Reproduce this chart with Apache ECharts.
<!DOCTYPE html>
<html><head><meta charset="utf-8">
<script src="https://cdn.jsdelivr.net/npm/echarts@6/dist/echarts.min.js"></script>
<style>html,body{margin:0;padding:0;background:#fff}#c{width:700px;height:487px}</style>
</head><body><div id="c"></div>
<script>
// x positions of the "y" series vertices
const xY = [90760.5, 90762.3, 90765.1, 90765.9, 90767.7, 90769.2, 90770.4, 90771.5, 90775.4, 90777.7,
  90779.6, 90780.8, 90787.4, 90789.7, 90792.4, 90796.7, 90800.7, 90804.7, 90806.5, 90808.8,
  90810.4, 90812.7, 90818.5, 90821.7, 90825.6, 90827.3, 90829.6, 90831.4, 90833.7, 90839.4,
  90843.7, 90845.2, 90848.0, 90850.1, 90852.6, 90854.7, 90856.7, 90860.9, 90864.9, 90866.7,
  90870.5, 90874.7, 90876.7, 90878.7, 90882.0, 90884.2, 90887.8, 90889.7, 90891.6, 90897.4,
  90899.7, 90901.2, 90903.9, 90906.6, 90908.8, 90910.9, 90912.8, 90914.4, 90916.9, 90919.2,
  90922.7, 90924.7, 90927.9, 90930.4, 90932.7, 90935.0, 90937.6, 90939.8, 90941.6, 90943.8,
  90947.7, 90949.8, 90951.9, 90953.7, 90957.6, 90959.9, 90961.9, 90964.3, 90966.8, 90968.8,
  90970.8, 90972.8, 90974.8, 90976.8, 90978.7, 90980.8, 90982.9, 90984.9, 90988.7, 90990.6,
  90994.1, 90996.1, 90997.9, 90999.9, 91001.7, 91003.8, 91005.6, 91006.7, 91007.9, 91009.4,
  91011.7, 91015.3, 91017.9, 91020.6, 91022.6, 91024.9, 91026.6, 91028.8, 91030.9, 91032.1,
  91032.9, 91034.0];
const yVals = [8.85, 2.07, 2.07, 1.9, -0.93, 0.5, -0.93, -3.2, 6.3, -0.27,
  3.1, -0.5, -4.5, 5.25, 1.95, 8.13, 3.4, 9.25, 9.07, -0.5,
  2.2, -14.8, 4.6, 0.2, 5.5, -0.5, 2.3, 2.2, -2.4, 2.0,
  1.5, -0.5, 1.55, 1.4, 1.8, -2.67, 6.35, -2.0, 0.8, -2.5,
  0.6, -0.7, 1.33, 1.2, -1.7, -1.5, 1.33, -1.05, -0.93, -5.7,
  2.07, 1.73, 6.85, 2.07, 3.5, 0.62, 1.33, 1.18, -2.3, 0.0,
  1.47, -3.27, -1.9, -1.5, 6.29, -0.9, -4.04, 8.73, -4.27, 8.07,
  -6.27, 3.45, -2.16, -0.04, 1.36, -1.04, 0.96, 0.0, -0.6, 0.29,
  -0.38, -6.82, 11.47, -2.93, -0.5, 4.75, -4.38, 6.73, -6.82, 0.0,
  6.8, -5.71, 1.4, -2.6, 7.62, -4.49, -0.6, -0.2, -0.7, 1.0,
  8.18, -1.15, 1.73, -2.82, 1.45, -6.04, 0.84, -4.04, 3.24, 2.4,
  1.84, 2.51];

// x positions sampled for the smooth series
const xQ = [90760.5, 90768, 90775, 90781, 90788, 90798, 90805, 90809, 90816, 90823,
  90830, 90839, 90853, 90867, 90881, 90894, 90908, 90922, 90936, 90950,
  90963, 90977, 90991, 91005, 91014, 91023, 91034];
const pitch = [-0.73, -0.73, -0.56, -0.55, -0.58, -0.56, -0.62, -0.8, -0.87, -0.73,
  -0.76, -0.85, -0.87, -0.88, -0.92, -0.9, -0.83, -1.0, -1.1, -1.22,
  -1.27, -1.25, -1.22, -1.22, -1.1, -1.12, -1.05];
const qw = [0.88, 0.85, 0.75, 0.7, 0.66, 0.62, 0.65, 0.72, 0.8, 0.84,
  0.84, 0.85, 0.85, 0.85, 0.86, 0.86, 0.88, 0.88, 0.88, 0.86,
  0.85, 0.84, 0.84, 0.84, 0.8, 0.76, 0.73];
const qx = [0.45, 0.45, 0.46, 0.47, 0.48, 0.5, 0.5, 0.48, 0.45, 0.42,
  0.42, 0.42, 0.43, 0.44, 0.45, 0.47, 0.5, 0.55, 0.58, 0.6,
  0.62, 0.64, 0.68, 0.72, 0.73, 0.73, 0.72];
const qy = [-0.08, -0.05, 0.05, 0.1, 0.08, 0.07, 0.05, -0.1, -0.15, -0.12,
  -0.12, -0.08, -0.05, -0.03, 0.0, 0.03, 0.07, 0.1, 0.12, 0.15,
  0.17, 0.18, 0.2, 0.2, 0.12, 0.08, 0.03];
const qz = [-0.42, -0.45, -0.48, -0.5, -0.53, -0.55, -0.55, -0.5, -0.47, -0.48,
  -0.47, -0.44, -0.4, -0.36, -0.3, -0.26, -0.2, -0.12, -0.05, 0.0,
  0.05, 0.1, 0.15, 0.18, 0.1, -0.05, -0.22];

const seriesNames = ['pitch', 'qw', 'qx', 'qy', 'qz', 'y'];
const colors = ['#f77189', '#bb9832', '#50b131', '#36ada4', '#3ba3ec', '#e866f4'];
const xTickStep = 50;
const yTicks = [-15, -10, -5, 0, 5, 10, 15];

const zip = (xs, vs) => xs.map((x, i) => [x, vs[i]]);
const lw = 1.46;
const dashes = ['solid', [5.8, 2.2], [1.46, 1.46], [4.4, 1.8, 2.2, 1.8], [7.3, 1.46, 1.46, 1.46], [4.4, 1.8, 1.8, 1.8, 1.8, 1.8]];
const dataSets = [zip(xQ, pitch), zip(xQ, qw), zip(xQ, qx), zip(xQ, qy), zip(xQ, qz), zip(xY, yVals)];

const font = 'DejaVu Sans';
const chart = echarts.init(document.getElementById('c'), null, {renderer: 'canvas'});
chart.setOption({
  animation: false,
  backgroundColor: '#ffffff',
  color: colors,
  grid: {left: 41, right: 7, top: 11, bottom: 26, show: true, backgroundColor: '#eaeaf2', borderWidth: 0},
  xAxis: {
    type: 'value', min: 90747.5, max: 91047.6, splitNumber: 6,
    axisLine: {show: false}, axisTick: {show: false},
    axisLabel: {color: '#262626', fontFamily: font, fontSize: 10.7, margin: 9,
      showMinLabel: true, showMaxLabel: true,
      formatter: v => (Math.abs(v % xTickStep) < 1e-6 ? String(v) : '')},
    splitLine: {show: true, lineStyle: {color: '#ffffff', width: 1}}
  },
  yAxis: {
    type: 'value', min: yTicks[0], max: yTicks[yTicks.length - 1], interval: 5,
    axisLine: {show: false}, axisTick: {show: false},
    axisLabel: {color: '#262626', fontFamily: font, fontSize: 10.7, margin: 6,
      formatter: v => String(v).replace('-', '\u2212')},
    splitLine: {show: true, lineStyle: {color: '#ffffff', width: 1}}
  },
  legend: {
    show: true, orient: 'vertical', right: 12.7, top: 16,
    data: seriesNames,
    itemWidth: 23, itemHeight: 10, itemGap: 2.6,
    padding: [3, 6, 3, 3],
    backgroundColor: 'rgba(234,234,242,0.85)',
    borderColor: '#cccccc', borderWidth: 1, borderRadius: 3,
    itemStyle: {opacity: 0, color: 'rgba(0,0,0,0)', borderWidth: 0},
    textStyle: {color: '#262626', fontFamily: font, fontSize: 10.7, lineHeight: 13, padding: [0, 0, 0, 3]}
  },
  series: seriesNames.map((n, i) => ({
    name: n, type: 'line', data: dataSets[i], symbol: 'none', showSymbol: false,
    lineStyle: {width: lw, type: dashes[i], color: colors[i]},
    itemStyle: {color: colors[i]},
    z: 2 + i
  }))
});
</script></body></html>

----

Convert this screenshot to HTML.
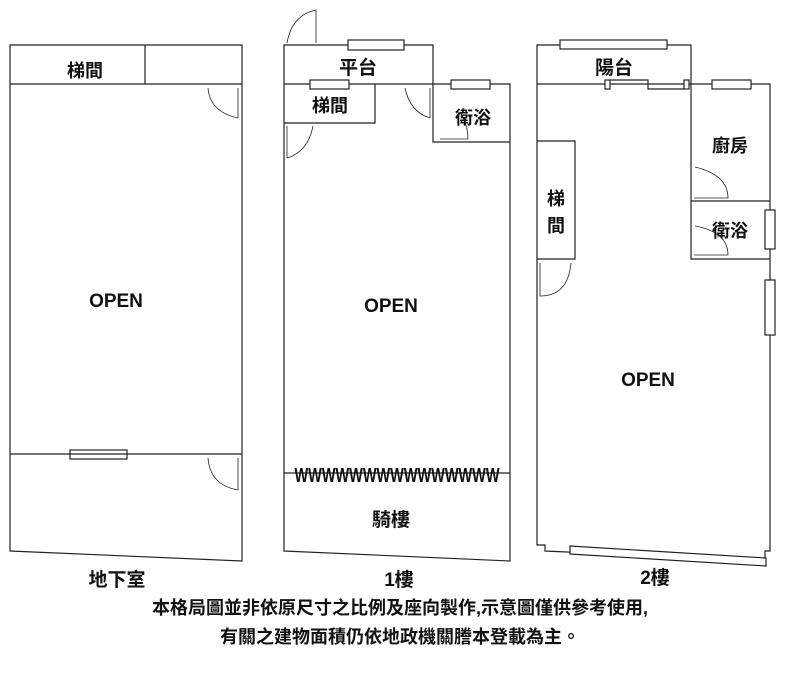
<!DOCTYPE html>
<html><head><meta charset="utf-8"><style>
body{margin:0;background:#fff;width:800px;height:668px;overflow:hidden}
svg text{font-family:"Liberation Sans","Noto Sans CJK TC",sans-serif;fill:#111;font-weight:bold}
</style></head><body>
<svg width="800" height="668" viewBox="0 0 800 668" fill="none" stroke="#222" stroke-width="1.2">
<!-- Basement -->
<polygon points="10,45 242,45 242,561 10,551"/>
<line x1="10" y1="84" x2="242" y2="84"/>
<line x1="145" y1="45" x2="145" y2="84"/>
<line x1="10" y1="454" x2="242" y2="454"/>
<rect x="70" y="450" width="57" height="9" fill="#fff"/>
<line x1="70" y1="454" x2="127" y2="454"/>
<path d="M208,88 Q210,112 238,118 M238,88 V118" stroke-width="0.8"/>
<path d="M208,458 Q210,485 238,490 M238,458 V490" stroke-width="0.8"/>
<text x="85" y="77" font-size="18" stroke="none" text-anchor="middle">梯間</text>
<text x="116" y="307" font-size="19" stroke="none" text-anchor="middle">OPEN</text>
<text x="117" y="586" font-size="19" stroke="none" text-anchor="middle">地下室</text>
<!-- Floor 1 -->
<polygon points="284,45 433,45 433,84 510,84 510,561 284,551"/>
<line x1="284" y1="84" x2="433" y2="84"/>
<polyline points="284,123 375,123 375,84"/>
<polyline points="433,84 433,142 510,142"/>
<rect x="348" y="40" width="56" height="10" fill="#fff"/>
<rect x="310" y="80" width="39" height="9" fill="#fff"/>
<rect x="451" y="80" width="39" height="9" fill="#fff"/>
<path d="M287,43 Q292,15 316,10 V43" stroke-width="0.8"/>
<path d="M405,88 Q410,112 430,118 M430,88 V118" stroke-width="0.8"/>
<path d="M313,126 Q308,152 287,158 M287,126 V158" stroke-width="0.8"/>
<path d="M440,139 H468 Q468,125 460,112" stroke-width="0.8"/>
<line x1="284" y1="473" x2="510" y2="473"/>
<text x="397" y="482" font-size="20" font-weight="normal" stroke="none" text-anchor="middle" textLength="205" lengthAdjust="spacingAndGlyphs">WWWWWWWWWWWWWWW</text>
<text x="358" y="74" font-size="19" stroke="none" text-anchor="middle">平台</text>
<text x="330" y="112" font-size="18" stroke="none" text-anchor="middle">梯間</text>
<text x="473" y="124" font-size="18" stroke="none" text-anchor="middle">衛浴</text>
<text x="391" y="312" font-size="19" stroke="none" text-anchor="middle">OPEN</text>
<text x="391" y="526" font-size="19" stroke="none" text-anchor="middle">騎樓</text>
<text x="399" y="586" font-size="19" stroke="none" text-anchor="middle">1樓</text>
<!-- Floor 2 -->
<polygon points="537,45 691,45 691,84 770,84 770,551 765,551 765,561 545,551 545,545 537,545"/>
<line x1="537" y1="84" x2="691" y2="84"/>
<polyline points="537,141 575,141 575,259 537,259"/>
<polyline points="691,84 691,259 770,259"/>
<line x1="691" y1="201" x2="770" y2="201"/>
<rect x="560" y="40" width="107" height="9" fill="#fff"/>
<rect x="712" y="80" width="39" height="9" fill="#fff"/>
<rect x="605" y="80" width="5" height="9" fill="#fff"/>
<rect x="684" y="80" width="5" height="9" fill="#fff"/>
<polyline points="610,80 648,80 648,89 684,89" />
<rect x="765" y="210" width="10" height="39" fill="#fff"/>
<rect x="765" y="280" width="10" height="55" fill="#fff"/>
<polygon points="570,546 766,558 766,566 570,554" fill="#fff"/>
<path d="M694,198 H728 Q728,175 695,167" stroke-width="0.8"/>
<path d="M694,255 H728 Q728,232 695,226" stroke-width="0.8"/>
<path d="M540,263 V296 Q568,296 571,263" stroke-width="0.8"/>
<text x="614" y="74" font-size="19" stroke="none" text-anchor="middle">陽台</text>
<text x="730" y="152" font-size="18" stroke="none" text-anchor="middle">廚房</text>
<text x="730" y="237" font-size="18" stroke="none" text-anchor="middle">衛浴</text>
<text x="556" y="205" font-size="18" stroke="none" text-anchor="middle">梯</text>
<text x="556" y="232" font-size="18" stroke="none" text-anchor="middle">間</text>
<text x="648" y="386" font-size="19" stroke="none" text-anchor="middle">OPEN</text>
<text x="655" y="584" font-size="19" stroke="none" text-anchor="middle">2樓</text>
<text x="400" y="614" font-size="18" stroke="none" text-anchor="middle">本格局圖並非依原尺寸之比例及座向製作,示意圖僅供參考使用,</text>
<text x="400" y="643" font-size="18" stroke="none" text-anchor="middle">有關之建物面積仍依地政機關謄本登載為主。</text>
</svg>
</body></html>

----

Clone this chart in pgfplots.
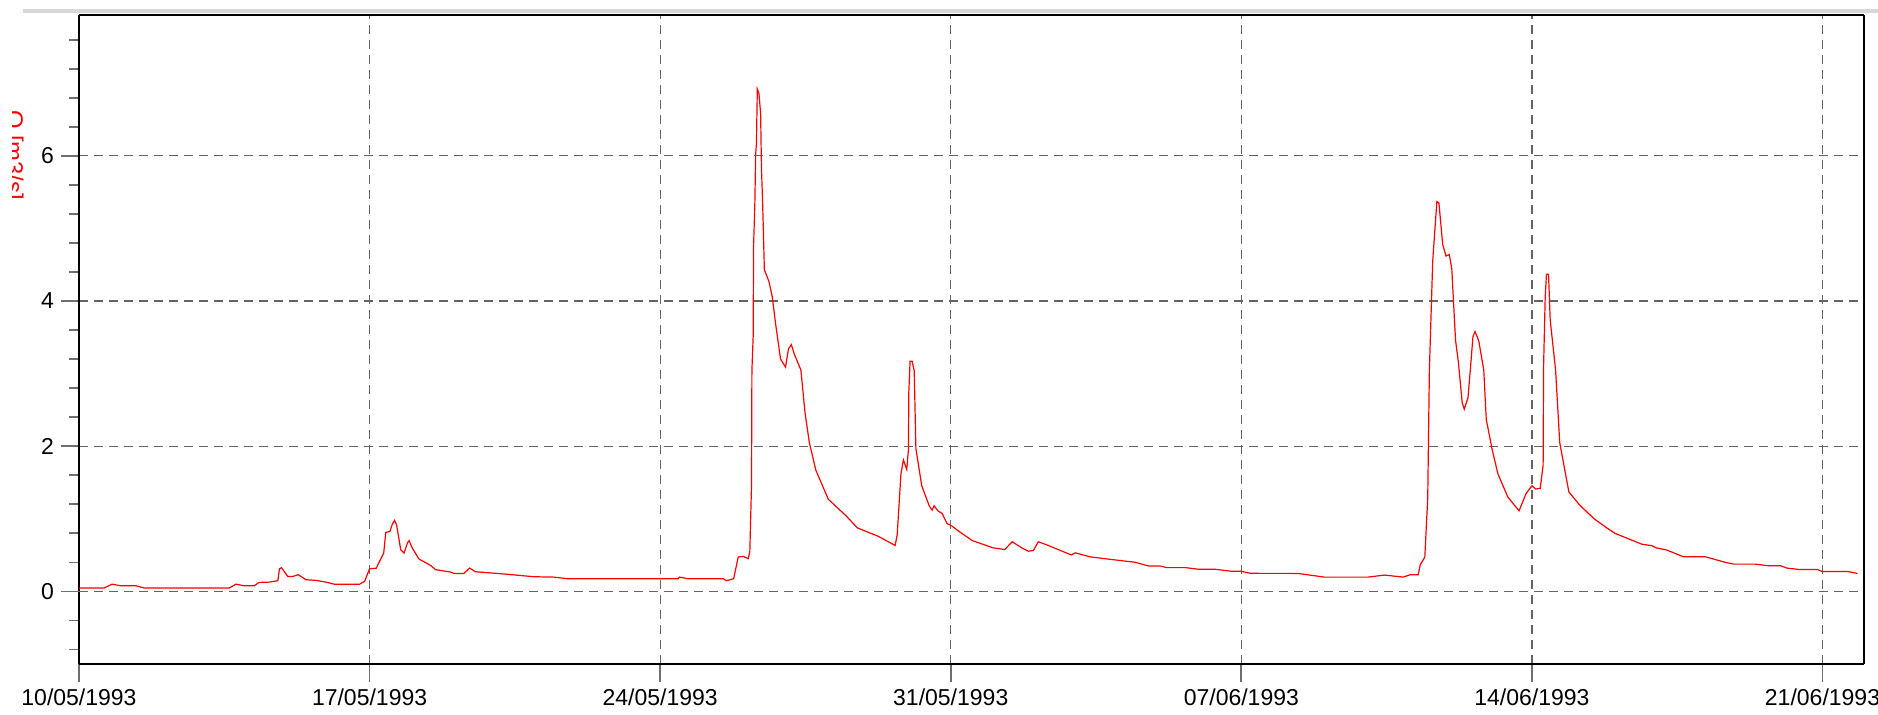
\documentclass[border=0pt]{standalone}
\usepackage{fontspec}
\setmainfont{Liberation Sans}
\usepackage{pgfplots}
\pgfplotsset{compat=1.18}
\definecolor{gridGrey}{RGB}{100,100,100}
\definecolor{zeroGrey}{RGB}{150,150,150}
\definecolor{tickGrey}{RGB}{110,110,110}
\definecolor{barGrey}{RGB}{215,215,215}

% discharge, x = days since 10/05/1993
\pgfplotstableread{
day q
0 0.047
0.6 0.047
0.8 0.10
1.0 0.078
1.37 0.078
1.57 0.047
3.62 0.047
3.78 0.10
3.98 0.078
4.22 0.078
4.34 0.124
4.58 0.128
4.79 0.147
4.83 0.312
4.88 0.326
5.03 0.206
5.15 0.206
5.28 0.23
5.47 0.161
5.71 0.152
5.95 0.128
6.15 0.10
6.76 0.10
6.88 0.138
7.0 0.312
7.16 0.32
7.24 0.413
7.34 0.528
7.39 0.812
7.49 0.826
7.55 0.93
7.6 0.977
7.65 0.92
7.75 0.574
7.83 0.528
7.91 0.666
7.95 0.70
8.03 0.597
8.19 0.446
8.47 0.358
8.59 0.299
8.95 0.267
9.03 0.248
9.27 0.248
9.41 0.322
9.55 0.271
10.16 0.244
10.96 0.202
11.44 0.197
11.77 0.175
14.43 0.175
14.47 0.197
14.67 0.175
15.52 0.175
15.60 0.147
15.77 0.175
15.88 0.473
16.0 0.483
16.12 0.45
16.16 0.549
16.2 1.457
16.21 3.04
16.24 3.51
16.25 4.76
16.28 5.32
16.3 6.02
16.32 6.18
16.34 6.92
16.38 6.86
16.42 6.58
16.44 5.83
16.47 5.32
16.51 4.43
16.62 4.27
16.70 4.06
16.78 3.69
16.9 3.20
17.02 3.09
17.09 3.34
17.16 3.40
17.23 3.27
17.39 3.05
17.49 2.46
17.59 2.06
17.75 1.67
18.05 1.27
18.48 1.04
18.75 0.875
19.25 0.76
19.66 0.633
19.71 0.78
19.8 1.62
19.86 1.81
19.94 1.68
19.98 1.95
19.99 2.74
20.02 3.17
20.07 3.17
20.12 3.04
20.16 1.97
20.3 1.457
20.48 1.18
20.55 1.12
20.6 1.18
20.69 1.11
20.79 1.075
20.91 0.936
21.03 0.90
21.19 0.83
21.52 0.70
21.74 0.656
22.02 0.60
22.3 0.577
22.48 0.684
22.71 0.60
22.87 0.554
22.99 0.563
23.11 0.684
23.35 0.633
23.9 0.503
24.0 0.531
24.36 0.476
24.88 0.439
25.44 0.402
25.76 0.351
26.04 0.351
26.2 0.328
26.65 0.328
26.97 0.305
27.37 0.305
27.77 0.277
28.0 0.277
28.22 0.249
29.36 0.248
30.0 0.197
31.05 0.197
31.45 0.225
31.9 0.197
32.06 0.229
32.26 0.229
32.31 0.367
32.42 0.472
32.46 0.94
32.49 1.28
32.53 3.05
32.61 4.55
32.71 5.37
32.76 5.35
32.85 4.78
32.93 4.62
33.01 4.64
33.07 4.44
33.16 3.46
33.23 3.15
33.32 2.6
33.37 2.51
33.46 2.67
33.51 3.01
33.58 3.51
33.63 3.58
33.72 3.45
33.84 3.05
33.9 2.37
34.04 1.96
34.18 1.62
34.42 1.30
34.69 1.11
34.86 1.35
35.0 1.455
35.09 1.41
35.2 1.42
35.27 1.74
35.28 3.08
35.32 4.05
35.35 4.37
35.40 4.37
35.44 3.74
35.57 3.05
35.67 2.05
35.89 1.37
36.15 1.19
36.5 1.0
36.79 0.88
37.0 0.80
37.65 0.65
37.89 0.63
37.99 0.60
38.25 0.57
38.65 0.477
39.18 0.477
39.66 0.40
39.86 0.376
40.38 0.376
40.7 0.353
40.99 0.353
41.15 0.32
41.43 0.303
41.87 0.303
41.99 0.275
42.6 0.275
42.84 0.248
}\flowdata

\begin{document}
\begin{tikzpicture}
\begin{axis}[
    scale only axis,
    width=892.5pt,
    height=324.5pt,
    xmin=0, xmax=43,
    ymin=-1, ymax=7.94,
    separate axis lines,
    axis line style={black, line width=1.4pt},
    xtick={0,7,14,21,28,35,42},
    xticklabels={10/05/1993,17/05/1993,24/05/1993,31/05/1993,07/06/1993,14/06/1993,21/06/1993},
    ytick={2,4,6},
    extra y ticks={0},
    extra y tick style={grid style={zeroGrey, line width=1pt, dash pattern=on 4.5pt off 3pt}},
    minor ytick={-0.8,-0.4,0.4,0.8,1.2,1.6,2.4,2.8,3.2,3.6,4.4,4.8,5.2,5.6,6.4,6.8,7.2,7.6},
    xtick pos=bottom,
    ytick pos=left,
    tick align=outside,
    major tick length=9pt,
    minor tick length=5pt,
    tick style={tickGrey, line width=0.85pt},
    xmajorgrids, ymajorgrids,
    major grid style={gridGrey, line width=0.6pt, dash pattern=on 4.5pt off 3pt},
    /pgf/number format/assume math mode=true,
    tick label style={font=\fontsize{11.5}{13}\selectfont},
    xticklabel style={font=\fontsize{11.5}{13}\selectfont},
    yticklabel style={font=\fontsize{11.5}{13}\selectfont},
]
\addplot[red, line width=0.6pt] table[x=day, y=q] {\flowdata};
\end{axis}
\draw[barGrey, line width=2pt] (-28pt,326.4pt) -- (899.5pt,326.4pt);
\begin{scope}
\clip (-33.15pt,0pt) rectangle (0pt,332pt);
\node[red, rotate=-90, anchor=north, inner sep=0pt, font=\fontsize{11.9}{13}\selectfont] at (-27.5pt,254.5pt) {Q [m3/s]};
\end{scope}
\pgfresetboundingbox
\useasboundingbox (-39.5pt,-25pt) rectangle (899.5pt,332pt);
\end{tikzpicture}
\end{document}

----

*Given problem*:
Within the entries above, work out how many lines contain the word "this". The number alone is the answer.

*The result*:
3